● **Task objective**: The line containing "3, 1, 1, 2, 1, 1, 1, 1, 1, 1]" marks the end: extract everything from the first line of the data through that line, exactly, with no pictures.

● **Data shown**:
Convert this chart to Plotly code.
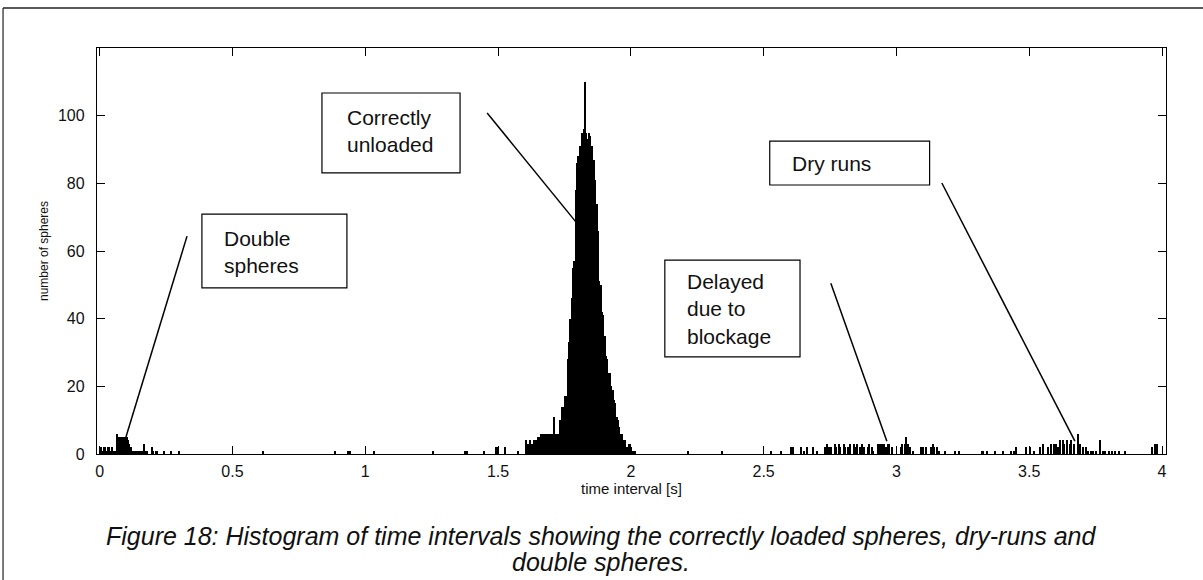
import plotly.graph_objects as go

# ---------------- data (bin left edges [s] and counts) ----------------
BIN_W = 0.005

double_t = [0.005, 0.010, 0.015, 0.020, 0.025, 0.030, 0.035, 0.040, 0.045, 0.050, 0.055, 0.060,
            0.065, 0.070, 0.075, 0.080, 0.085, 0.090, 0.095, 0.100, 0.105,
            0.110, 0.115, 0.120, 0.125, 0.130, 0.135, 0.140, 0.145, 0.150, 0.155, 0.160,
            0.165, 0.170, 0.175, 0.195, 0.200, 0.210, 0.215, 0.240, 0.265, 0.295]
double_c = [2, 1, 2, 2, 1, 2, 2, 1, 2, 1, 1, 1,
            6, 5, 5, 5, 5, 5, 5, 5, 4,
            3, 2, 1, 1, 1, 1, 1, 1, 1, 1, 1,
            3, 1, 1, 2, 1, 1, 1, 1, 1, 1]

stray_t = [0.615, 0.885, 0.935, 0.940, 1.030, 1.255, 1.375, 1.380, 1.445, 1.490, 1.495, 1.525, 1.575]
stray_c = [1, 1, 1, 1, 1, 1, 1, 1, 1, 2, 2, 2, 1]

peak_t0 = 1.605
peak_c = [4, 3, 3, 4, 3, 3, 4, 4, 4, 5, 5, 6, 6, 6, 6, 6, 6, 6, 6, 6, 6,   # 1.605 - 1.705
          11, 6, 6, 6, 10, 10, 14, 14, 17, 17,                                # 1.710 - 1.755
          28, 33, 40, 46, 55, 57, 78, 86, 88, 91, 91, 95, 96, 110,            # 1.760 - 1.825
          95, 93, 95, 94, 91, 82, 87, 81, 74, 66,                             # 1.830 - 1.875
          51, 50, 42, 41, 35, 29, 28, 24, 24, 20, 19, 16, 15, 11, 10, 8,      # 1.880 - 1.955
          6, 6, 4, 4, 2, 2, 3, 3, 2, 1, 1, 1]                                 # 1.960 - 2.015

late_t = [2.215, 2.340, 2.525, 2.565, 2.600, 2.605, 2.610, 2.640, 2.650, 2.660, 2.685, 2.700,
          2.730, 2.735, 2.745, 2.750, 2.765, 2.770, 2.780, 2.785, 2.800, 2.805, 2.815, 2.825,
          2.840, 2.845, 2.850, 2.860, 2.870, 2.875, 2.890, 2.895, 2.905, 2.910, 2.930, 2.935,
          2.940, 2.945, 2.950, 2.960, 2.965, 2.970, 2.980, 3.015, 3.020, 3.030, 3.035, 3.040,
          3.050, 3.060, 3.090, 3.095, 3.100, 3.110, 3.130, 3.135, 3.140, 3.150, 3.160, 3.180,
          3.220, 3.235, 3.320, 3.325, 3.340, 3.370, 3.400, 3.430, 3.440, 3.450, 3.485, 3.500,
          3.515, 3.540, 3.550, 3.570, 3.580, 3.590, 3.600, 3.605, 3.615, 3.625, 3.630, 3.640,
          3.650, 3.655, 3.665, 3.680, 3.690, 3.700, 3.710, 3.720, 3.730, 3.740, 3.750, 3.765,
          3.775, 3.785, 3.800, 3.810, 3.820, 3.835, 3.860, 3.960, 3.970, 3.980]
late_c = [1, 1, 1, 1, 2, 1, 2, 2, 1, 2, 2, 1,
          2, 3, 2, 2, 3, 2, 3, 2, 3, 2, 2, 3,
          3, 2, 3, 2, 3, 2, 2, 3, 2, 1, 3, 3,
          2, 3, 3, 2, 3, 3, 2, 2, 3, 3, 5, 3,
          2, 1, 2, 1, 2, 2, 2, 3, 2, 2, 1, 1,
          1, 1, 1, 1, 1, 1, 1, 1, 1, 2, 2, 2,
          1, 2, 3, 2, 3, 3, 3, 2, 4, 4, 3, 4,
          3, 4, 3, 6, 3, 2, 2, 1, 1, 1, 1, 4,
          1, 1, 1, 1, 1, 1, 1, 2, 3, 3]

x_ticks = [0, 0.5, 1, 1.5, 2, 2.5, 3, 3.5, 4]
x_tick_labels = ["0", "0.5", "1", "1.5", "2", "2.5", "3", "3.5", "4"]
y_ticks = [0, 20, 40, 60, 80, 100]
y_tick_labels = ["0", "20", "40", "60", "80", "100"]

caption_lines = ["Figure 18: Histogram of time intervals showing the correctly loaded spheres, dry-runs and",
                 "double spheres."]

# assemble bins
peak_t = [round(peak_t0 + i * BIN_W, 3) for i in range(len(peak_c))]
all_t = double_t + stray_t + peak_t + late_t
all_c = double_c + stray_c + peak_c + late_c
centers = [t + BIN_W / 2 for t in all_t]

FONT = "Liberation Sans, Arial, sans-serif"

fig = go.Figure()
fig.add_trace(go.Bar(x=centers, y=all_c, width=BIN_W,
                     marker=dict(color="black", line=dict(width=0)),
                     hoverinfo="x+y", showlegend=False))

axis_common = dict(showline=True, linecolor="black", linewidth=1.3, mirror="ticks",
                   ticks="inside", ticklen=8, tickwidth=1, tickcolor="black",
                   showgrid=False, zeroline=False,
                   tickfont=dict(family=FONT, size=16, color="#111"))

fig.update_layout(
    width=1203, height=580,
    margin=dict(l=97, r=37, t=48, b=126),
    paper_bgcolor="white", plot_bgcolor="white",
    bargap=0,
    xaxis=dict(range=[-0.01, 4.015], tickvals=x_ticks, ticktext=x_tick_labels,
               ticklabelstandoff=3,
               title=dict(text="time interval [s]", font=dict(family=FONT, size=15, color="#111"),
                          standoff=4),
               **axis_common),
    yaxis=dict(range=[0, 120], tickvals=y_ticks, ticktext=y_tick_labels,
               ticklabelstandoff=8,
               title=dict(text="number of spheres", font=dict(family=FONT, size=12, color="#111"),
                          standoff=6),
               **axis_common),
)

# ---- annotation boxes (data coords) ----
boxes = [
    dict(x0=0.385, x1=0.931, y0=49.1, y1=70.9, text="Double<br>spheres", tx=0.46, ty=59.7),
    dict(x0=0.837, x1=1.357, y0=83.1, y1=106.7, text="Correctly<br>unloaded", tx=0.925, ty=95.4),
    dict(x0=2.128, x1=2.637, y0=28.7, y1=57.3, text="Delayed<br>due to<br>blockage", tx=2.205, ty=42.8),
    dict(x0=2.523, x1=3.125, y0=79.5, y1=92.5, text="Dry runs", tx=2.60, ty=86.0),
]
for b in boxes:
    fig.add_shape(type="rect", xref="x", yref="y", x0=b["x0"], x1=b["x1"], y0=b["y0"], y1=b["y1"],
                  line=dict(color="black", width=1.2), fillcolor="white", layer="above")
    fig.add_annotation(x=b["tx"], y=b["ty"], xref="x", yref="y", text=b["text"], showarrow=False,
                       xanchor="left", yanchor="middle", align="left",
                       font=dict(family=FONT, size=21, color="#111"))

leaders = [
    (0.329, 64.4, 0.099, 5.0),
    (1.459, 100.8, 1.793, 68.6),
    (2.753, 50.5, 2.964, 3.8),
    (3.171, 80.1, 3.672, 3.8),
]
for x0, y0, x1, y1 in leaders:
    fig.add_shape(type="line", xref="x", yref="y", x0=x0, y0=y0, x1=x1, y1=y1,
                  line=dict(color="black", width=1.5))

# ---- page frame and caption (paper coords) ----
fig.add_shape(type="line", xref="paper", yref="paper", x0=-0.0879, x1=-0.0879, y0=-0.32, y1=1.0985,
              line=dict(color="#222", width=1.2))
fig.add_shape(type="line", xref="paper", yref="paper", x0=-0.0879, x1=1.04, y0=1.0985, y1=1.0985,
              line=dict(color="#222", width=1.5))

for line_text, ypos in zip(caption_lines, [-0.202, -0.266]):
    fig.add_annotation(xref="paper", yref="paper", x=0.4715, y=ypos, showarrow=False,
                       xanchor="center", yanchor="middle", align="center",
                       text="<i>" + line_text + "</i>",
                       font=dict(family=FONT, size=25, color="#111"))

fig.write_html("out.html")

● **Correct output**:
Convert this chart to Plotly code.
import plotly.graph_objects as go

# ---------------- data (bin left edges [s] and counts) ----------------
BIN_W = 0.005

double_t = [0.005, 0.010, 0.015, 0.020, 0.025, 0.030, 0.035, 0.040, 0.045, 0.050, 0.055, 0.060,
            0.065, 0.070, 0.075, 0.080, 0.085, 0.090, 0.095, 0.100, 0.105,
            0.110, 0.115, 0.120, 0.125, 0.130, 0.135, 0.140, 0.145, 0.150, 0.155, 0.160,
            0.165, 0.170, 0.175, 0.195, 0.200, 0.210, 0.215, 0.240, 0.265, 0.295]
double_c = [2, 1, 2, 2, 1, 2, 2, 1, 2, 1, 1, 1,
            6, 5, 5, 5, 5, 5, 5, 5, 4,
            3, 2, 1, 1, 1, 1, 1, 1, 1, 1, 1,
            3, 1, 1, 2, 1, 1, 1, 1, 1, 1]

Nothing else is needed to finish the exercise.